%%

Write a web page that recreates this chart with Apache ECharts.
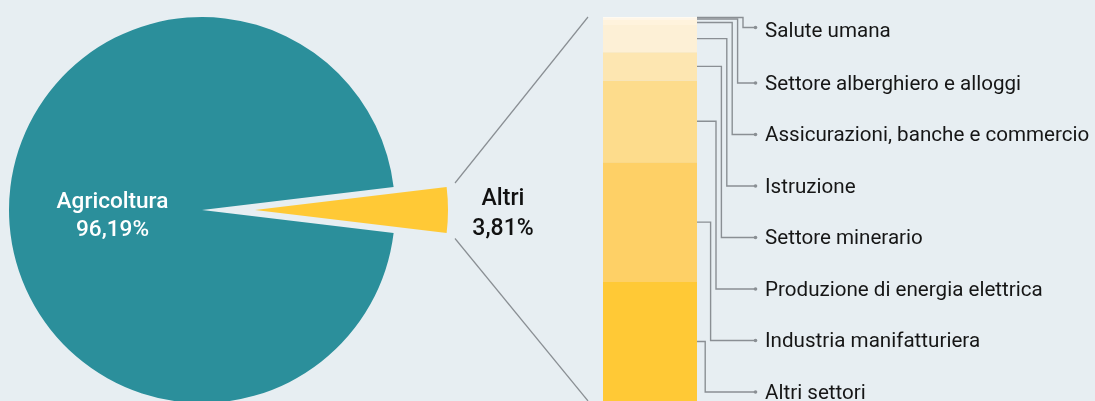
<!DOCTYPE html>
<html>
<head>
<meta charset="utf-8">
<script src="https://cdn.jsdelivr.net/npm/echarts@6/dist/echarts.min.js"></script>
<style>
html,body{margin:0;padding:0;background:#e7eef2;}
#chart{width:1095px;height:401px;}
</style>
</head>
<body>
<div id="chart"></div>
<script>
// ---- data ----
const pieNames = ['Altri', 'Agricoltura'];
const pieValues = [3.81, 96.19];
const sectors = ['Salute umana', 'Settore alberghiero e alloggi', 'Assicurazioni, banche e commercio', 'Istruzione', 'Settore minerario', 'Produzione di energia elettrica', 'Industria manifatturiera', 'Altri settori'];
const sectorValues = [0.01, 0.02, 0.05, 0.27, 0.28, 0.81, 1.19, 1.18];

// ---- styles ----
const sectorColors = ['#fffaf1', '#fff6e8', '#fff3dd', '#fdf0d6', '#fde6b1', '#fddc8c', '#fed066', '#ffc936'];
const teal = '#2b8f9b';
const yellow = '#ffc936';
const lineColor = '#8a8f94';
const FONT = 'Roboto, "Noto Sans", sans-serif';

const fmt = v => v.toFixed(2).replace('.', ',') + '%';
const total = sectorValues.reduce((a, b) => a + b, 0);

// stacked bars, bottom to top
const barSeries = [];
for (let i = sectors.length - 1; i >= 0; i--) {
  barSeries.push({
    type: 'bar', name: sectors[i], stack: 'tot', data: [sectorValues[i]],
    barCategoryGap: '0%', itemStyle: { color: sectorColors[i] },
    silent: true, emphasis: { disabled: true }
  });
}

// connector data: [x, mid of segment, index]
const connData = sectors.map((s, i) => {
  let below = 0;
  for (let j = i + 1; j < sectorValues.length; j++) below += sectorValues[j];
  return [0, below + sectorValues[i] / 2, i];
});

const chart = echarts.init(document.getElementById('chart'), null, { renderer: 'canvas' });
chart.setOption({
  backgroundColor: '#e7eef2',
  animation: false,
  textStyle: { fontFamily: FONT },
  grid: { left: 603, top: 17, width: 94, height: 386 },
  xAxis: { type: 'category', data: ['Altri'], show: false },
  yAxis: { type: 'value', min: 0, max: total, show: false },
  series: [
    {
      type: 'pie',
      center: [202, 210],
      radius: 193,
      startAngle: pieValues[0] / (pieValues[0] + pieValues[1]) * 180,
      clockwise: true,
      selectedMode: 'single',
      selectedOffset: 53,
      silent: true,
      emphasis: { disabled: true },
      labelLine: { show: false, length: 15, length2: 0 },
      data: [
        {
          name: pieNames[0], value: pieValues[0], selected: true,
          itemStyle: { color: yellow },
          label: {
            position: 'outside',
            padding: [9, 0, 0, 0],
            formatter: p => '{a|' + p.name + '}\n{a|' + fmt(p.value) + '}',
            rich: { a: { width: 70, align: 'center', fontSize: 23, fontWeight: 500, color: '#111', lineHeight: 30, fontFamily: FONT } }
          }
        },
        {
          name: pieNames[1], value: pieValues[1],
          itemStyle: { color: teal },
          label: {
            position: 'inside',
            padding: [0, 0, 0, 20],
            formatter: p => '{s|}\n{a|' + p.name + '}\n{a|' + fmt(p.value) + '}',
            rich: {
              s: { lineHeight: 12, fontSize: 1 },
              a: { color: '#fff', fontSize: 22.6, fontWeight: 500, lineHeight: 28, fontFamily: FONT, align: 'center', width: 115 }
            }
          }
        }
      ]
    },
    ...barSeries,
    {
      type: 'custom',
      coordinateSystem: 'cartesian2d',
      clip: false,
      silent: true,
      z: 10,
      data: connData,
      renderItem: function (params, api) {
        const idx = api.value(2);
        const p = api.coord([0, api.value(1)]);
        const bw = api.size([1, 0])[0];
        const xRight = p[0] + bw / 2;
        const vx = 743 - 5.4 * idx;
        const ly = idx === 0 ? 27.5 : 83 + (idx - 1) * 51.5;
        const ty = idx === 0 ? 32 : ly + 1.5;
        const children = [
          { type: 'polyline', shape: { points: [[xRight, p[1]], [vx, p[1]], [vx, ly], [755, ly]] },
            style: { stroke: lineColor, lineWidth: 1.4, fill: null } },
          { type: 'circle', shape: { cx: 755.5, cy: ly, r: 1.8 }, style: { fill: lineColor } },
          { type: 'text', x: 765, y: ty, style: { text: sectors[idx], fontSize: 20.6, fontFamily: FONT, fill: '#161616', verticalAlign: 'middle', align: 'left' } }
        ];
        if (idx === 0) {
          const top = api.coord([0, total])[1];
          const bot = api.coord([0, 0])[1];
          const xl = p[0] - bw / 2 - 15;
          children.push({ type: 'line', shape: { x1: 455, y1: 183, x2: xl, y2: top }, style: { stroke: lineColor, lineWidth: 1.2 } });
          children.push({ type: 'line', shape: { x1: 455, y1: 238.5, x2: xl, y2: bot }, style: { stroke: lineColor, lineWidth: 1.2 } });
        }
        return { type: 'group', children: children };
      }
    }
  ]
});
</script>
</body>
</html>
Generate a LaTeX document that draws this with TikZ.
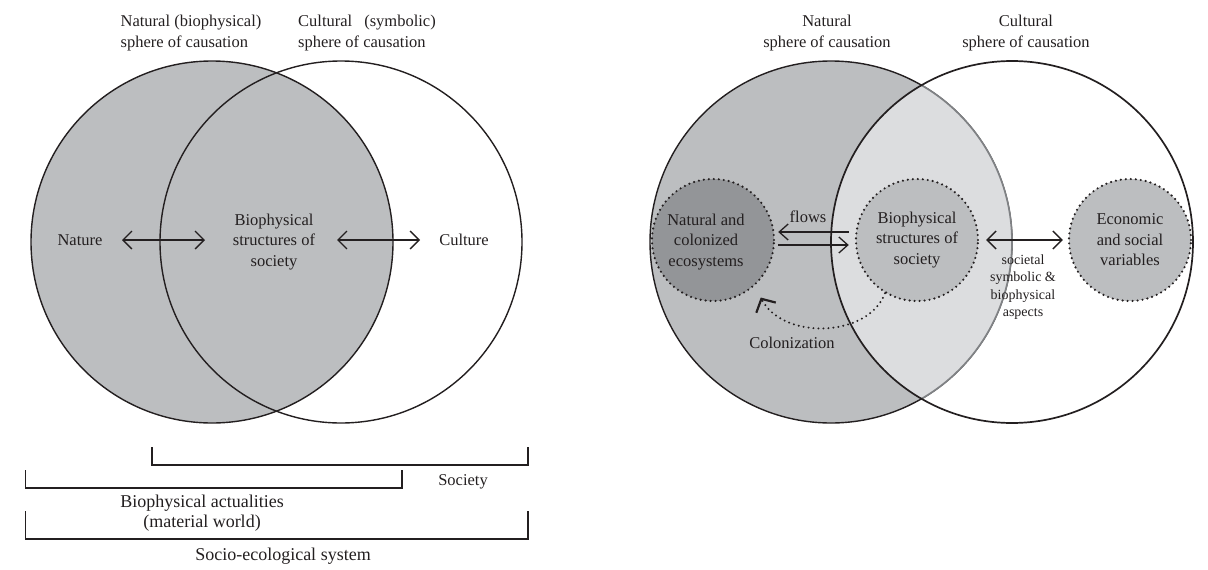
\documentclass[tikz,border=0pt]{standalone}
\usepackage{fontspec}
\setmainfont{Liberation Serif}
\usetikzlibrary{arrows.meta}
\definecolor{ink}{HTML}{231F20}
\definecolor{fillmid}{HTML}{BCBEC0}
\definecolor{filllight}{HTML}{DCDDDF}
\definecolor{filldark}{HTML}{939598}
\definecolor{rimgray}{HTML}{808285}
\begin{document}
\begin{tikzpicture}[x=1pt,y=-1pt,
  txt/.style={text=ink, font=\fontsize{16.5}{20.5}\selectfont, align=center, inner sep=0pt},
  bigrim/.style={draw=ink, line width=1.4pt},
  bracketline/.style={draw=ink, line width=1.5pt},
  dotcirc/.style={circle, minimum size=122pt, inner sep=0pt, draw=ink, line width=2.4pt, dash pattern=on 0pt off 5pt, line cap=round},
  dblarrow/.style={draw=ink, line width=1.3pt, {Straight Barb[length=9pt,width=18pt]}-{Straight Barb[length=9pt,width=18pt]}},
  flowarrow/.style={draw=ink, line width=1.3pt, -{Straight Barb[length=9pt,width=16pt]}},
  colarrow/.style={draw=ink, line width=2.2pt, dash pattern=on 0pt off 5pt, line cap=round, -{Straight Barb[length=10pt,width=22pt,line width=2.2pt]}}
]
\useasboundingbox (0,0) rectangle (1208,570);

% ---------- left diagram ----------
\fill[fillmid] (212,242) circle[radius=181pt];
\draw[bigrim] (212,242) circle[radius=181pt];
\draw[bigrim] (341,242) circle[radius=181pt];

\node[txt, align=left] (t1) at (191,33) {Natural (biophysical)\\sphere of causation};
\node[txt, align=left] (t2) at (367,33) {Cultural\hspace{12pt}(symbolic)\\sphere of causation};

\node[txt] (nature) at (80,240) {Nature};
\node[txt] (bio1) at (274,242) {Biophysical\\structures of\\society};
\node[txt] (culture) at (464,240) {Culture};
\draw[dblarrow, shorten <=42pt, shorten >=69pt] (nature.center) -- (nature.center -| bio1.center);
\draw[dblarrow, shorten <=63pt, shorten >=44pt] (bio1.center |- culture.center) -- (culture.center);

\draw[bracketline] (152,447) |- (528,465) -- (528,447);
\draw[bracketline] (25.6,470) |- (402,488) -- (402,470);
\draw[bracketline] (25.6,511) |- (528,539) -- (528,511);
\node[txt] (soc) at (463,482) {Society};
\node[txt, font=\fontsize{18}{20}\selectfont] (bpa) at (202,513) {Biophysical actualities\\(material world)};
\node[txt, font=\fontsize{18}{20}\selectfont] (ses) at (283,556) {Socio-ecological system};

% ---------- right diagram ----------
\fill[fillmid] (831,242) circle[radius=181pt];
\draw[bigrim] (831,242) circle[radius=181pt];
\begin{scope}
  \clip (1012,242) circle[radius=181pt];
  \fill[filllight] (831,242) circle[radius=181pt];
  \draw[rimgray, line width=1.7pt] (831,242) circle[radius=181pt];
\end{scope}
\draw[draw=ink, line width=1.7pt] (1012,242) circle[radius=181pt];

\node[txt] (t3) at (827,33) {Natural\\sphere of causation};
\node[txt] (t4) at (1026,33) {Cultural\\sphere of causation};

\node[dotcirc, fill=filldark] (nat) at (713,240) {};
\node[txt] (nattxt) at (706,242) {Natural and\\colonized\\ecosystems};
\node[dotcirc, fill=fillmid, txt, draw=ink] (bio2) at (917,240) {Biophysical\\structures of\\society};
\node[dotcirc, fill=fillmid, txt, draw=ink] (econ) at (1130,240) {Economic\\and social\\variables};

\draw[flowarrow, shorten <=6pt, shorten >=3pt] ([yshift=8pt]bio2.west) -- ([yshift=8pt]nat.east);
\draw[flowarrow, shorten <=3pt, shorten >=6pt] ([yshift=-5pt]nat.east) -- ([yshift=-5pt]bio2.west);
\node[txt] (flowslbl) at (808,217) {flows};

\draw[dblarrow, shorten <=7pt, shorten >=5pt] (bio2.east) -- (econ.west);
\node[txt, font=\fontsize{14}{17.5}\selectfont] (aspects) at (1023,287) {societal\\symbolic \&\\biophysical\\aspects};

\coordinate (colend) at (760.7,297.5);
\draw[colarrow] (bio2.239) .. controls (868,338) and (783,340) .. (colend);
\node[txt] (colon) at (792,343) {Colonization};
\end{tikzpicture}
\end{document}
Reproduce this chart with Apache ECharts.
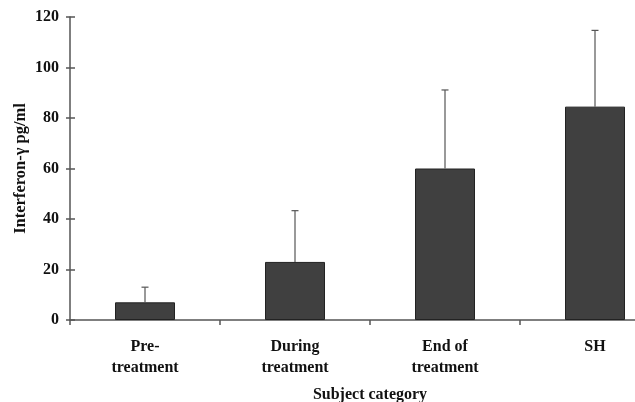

%%

--- Exercise requirements ---
Please extract exactly the lines of the data, from the first through the line containing "const total = sectorValues.reduce((a, b)", and add no pictures to the copy.

--- Output for this exercise ---
Write a web page that recreates this chart with Apache ECharts.
<!DOCTYPE html>
<html>
<head>
<meta charset="utf-8">
<script src="https://cdn.jsdelivr.net/npm/echarts@6/dist/echarts.min.js"></script>
<style>
html,body{margin:0;padding:0;background:#e7eef2;}
#chart{width:1095px;height:401px;}
</style>
</head>
<body>
<div id="chart"></div>
<script>
// ---- data ----
const pieNames = ['Altri', 'Agricoltura'];
const pieValues = [3.81, 96.19];
const sectors = ['Salute umana', 'Settore alberghiero e alloggi', 'Assicurazioni, banche e commercio', 'Istruzione', 'Settore minerario', 'Produzione di energia elettrica', 'Industria manifatturiera', 'Altri settori'];
const sectorValues = [0.01, 0.02, 0.05, 0.27, 0.28, 0.81, 1.19, 1.18];

// ---- styles ----
const sectorColors = ['#fffaf1', '#fff6e8', '#fff3dd', '#fdf0d6', '#fde6b1', '#fddc8c', '#fed066', '#ffc936'];
const teal = '#2b8f9b';
const yellow = '#ffc936';
const lineColor = '#8a8f94';
const FONT = 'Roboto, "Noto Sans", sans-serif';

const fmt = v => v.toFixed(2).replace('.', ',') + '%';
const total = sectorValues.reduce((a, b) => a + b, 0);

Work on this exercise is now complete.